Valer Zetocha, Julius Baer

There was a panel entitled “Are we ready for AI colleagues”, perhaps an evitable extension to the idea of AI agents. The moderator was Alexander Sokol, with panellists Blanka Horvath, Ignacio Ruiz, Miquel Noguer Alonso and Ioana Boier. One question posed was what if an LLM had its own e-mail account and Teams account. How would the transition from a personal assistant to a team member be an improvement? Models are conditioned to be helpful to users. However, if this is supressed it could become uncooperative. It was also noted that the job of a quant deploying these models, was to make sure you had put into production a safe model. Ultimately you would be responsible for an AI agent. If for example, you sent one to a meeting on your behalf, you would be liable. An example was given of a lawyer using one would have issues if an AI agent made a mistake.

Alexander Sokol, Compatibl (LHS), Blanka Horvath (Oxford University) (centre) and Ignacio Ruiz (MoCaX Intelligence) (RHS)

GPUs have been crucial for the training of LLMs. They do have many other use cases in finance. Ioana Boier talked about their use in the context of accelerated portfolio optimization. Often portfolio optimisation is considered as a sequential problem. She noted how a strong signal but poorly allocated in a portfolio is often worse than a weak signal with better portfolio allocations. She discussed techniques to make portfolio optimisation parallel PDHG (and hence can be accelerated using GPUs). She presented a library cuFOLIO, for GPU based portfolio optimisation built on top of the existing cuOPT library for optimisation. The benefit of these high level libraries is that users could use Python, rather than programming a GPU directly using CUDA. She also mentioned cuML, which is the GPU equivalent of sklearn, and it even shares much of the same syntax.

Ioana Boier, Nvidia

Oleksiy Kondratyev discussed quantum machine learning. He noted that at present we are in the era of noisy intermediate scale quantum computers. There are algorithms which are resistant to noise (NISQ algorithms). Given the huge demand for computation, we have to get to quantum computing. We have Moore’s Law, but there are the laws of physics. Silicon atoms size is around 0.2nm. Quantum mechanical effects play a significant role at sub 1nm scales. Quantum computers are not necessarily faster, but they can compute some operations that we can’t compute on classical computers. The bottleneck is classical memory, we would have keep in classical memory the quantum state. You are trading speed for memory. The quantum states stores this.

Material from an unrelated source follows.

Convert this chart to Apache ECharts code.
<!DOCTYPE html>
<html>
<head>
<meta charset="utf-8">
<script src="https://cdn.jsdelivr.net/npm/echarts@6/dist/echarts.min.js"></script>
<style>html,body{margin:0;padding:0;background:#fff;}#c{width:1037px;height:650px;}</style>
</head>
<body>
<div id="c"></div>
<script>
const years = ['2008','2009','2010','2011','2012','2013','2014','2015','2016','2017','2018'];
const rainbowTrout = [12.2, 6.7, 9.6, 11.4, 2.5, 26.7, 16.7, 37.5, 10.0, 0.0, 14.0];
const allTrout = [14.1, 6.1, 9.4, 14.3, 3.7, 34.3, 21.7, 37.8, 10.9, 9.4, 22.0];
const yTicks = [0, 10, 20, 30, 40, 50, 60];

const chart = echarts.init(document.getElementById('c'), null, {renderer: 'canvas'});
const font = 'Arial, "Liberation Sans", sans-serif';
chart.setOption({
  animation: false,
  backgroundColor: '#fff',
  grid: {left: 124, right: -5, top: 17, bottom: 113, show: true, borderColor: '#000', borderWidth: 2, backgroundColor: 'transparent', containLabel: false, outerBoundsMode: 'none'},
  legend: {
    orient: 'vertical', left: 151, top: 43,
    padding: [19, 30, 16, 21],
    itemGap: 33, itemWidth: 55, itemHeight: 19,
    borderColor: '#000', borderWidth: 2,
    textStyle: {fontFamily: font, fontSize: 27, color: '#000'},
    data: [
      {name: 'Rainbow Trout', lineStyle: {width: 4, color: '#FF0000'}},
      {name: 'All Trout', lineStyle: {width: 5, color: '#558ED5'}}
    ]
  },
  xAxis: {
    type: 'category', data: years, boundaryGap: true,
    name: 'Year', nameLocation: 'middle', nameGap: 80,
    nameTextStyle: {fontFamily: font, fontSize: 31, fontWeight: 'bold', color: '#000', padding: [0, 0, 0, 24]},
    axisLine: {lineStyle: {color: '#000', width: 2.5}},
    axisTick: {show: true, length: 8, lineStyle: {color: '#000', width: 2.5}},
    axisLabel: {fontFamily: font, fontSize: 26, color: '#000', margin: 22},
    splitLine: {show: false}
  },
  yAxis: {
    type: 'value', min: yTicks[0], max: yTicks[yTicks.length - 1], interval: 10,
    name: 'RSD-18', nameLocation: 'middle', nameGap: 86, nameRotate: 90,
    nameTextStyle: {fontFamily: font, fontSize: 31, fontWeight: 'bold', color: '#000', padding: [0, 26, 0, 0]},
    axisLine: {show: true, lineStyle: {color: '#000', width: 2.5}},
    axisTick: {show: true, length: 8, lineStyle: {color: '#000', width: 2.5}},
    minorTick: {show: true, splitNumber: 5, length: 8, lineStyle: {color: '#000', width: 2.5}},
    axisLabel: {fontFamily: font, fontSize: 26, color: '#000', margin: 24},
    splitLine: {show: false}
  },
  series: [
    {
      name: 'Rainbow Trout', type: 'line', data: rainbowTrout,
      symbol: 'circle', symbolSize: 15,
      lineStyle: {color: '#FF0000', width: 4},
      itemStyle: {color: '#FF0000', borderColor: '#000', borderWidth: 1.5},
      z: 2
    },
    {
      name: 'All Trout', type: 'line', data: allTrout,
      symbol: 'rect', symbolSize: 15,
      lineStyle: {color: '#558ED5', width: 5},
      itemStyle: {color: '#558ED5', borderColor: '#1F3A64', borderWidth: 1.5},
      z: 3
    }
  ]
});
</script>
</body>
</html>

Oleksiy Kondratyev, Imperial College

Christopher Kantos discussed the important role of training data in AI. He talked about domain specific training, in the context of earning calls. He also discussed the typical asymmetric reaction of negative vs positive information for stocks, as well as the differences in reaction function for large caps and small caps.

Keeping to the topic of NLP, Helyette Geman (John Hopkins) talked about how unusual news could be used to forecast market stress. She talked about the “novelty” which combined sentiment and unusual news to forecast volatility, not just returns.

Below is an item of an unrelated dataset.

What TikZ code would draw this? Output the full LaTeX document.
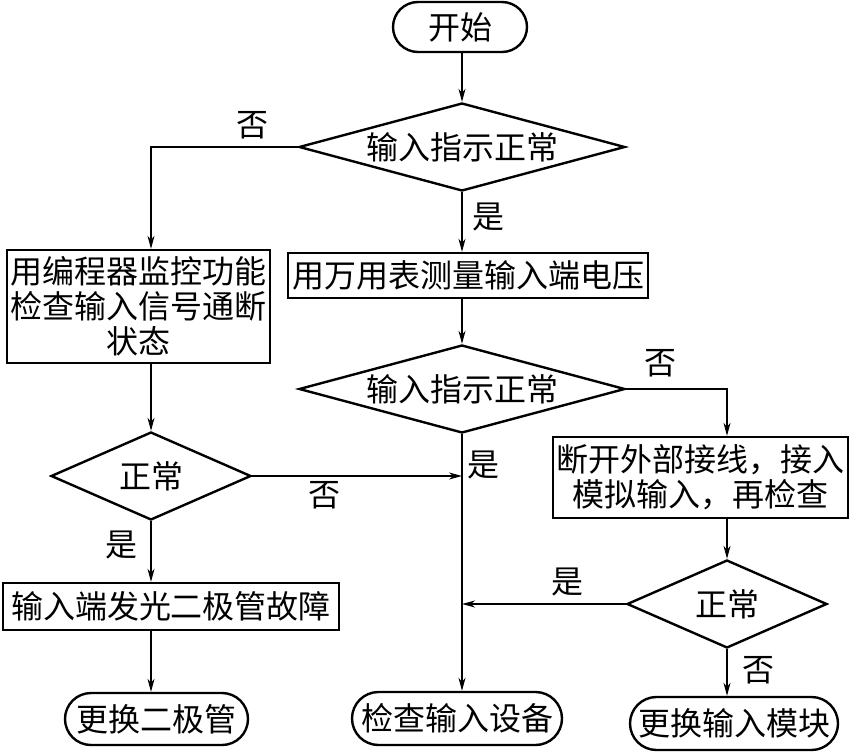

Christopher Kantos, Alexandria

On my side, I talked about forecasting inflation using a data driven approach, which we do at Turnleaf Analytics, and in particular what Monet can tell us about this. When the impressionists exhibited their paintings to the public, it provoked an uproar from art critics, because it was so different from the past. However, over time, impressionist paintings became accepted despite being different. When it comes to forecasting inflation, historically, there has been a narrative led approach which has been to come with estimates with (comparatively) simple models. My argument was that with so much data available these days (we are in the big data age), we should should harness these datasets along with machine learning models to adopt a “data driven” approach, rather than a “narrative” approach.

Saeed Amen, Turnleaf Analytics

Conclusions

Throughout the conference, there were many presentations. I hope I’ve managed to give a bit of a flavour of some of these, where machine learning has become increasingly a feature (pun is intended!). A prediction for next year’s conference? I suspect they’ll be even more about AI agents and LLMs. Let’s see!